-- Start Dataset excerpt --
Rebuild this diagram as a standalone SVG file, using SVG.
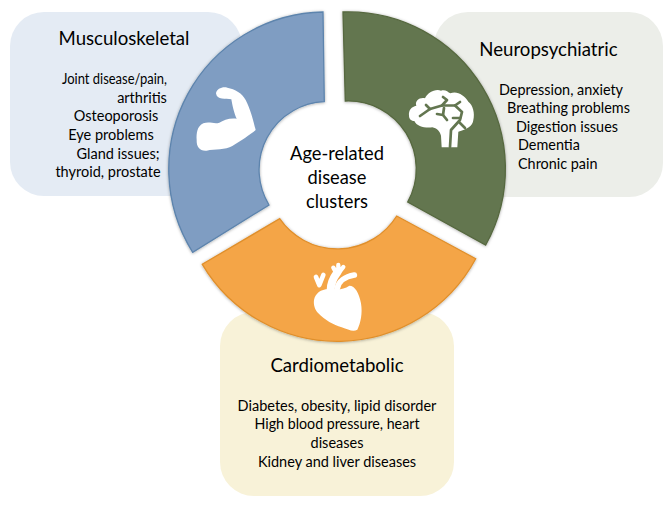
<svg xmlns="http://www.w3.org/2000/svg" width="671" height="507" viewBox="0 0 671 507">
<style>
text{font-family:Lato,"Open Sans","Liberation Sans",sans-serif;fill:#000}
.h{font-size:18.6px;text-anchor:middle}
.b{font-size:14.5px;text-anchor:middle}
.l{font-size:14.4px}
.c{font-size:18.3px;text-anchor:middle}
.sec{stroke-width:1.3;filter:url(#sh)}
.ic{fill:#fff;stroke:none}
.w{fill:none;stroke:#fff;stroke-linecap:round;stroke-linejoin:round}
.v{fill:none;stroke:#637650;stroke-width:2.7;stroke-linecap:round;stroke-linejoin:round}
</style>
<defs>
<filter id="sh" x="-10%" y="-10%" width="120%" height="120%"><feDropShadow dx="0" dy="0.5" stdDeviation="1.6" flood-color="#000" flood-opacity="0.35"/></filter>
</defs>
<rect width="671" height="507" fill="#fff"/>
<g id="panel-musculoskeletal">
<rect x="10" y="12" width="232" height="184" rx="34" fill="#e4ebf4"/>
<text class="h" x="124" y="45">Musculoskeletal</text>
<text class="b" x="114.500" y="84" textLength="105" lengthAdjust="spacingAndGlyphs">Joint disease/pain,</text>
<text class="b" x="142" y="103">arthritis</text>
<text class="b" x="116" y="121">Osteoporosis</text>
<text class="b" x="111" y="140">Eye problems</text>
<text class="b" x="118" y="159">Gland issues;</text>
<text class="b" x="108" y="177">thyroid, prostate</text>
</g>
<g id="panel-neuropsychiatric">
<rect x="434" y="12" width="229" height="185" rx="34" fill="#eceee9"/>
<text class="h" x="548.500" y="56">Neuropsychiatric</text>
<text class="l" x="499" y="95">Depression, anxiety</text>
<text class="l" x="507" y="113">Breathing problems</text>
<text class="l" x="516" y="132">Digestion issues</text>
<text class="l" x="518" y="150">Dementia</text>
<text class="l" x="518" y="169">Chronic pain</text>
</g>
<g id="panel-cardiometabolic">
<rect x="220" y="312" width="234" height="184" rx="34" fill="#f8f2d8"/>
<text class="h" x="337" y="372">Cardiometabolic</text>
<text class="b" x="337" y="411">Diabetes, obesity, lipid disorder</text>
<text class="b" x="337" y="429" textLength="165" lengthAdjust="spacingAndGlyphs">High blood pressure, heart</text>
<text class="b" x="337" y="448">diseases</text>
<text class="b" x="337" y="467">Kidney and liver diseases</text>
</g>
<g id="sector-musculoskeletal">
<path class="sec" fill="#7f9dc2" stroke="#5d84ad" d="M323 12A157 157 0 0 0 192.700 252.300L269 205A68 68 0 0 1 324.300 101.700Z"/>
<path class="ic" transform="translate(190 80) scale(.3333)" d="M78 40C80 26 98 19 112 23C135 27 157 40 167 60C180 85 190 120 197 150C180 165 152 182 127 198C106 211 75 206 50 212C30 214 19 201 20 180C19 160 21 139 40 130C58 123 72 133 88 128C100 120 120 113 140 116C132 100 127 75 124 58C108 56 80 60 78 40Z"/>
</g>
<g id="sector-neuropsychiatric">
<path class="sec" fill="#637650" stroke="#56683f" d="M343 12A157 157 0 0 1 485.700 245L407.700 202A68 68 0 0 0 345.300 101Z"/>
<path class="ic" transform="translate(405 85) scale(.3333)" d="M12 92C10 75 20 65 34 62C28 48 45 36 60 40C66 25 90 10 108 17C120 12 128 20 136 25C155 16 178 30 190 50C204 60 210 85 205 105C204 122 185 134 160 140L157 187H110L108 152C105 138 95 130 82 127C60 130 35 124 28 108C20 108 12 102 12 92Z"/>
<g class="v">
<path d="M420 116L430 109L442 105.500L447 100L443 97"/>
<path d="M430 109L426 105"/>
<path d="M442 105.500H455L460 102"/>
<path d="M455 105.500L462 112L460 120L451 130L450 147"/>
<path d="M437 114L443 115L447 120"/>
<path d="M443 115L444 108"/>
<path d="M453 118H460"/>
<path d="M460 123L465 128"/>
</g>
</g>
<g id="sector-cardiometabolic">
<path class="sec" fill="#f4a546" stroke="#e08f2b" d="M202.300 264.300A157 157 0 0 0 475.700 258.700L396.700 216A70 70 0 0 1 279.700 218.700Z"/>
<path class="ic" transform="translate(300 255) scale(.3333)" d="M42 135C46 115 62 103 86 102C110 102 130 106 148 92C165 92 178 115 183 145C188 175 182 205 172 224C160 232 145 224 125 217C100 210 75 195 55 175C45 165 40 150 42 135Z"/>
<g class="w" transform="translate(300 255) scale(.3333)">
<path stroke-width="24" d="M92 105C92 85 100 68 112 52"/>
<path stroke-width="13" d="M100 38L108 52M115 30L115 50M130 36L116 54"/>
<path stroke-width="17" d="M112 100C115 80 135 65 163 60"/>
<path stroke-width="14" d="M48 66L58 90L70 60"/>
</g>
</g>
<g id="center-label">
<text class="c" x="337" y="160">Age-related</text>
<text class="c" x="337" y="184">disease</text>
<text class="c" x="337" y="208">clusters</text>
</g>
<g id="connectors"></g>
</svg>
-- End Dataset excerpt --
What is expected >> Would you return the data exactly as written, without the pictures?

Finished answer >>
Rebuild this diagram as a standalone SVG file, using SVG.
<svg xmlns="http://www.w3.org/2000/svg" width="671" height="507" viewBox="0 0 671 507">
<style>
text{font-family:Lato,"Open Sans","Liberation Sans",sans-serif;fill:#000}
.h{font-size:18.6px;text-anchor:middle}
.b{font-size:14.5px;text-anchor:middle}
.l{font-size:14.4px}
.c{font-size:18.3px;text-anchor:middle}
.sec{stroke-width:1.3;filter:url(#sh)}
.ic{fill:#fff;stroke:none}
.w{fill:none;stroke:#fff;stroke-linecap:round;stroke-linejoin:round}
.v{fill:none;stroke:#637650;stroke-width:2.7;stroke-linecap:round;stroke-linejoin:round}
</style>
<defs>
<filter id="sh" x="-10%" y="-10%" width="120%" height="120%"><feDropShadow dx="0" dy="0.5" stdDeviation="1.6" flood-color="#000" flood-opacity="0.35"/></filter>
</defs>
<rect width="671" height="507" fill="#fff"/>
<g id="panel-musculoskeletal">
<rect x="10" y="12" width="232" height="184" rx="34" fill="#e4ebf4"/>
<text class="h" x="124" y="45">Musculoskeletal</text>
<text class="b" x="114.500" y="84" textLength="105" lengthAdjust="spacingAndGlyphs">Joint disease/pain,</text>
<text class="b" x="142" y="103">arthritis</text>
<text class="b" x="116" y="121">Osteoporosis</text>
<text class="b" x="111" y="140">Eye problems</text>
<text class="b" x="118" y="159">Gland issues;</text>
<text class="b" x="108" y="177">thyroid, prostate</text>
</g>
<g id="panel-neuropsychiatric">
<rect x="434" y="12" width="229" height="185" rx="34" fill="#eceee9"/>
<text class="h" x="548.500" y="56">Neuropsychiatric</text>
<text class="l" x="499" y="95">Depression, anxiety</text>
<text class="l" x="507" y="113">Breathing problems</text>
<text class="l" x="516" y="132">Digestion issues</text>
<text class="l" x="518" y="150">Dementia</text>
<text class="l" x="518" y="169">Chronic pain</text>
</g>
<g id="panel-cardiometabolic">
<rect x="220" y="312" width="234" height="184" rx="34" fill="#f8f2d8"/>
<text class="h" x="337" y="372">Cardiometabolic</text>
<text class="b" x="337" y="411">Diabetes, obesity, lipid disorder</text>
<text class="b" x="337" y="429" textLength="165" lengthAdjust="spacingAndGlyphs">High blood pressure, heart</text>
<text class="b" x="337" y="448">diseases</text>
<text class="b" x="337" y="467">Kidney and liver diseases</text>
</g>
<g id="sector-musculoskeletal">
<path class="sec" fill="#7f9dc2" stroke="#5d84ad" d="M323 12A157 157 0 0 0 192.700 252.300L269 205A68 68 0 0 1 324.300 101.700Z"/>
<path class="ic" transform="translate(190 80) scale(.3333)" d="M78 40C80 26 98 19 112 23C135 27 157 40 167 60C180 85 190 120 197 150C180 165 152 182 127 198C106 211 75 206 50 212C30 214 19 201 20 180C19 160 21 139 40 130C58 123 72 133 88 128C100 120 120 113 140 116C132 100 127 75 124 58C108 56 80 60 78 40Z"/>
</g>
<g id="sector-neuropsychiatric">
<path class="sec" fill="#637650" stroke="#56683f" d="M343 12A157 157 0 0 1 485.700 245L407.700 202A68 68 0 0 0 345.300 101Z"/>
<path class="ic" transform="translate(405 85) scale(.3333)" d="M12 92C10 75 20 65 34 62C28 48 45 36 60 40C66 25 90 10 108 17C120 12 128 20 136 25C155 16 178 30 190 50C204 60 210 85 205 105C204 122 185 134 160 140L157 187H110L108 152C105 138 95 130 82 127C60 130 35 124 28 108C20 108 12 102 12 92Z"/>
<g class="v">
<path d="M420 116L430 109L442 105.500L447 100L443 97"/>
<path d="M430 109L426 105"/>
<path d="M442 105.500H455L460 102"/>
<path d="M455 105.500L462 112L460 120L451 130L450 147"/>
<path d="M437 114L443 115L447 120"/>
<path d="M443 115L444 108"/>
<path d="M453 118H460"/>
<path d="M460 123L465 128"/>
</g>
</g>
<g id="sector-cardiometabolic">
<path class="sec" fill="#f4a546" stroke="#e08f2b" d="M202.300 264.300A157 157 0 0 0 475.700 258.700L396.700 216A70 70 0 0 1 279.700 218.700Z"/>
<path class="ic" transform="translate(300 255) scale(.3333)" d="M42 135C46 115 62 103 86 102C110 102 130 106 148 92C165 92 178 115 183 145C188 175 182 205 172 224C160 232 145 224 125 217C100 210 75 195 55 175C45 165 40 150 42 135Z"/>
<g class="w" transform="translate(300 255) scale(.3333)">
<path stroke-width="24" d="M92 105C92 85 100 68 112 52"/>
<path stroke-width="13" d="M100 38L108 52M115 30L115 50M130 36L116 54"/>
<path stroke-width="17" d="M112 100C115 80 135 65 163 60"/>
<path stroke-width="14" d="M48 66L58 90L70 60"/>
</g>
</g>
<g id="center-label">
<text class="c" x="337" y="160">Age-related</text>
<text class="c" x="337" y="184">disease</text>
<text class="c" x="337" y="208">clusters</text>
</g>
<g id="connectors"></g>
</svg>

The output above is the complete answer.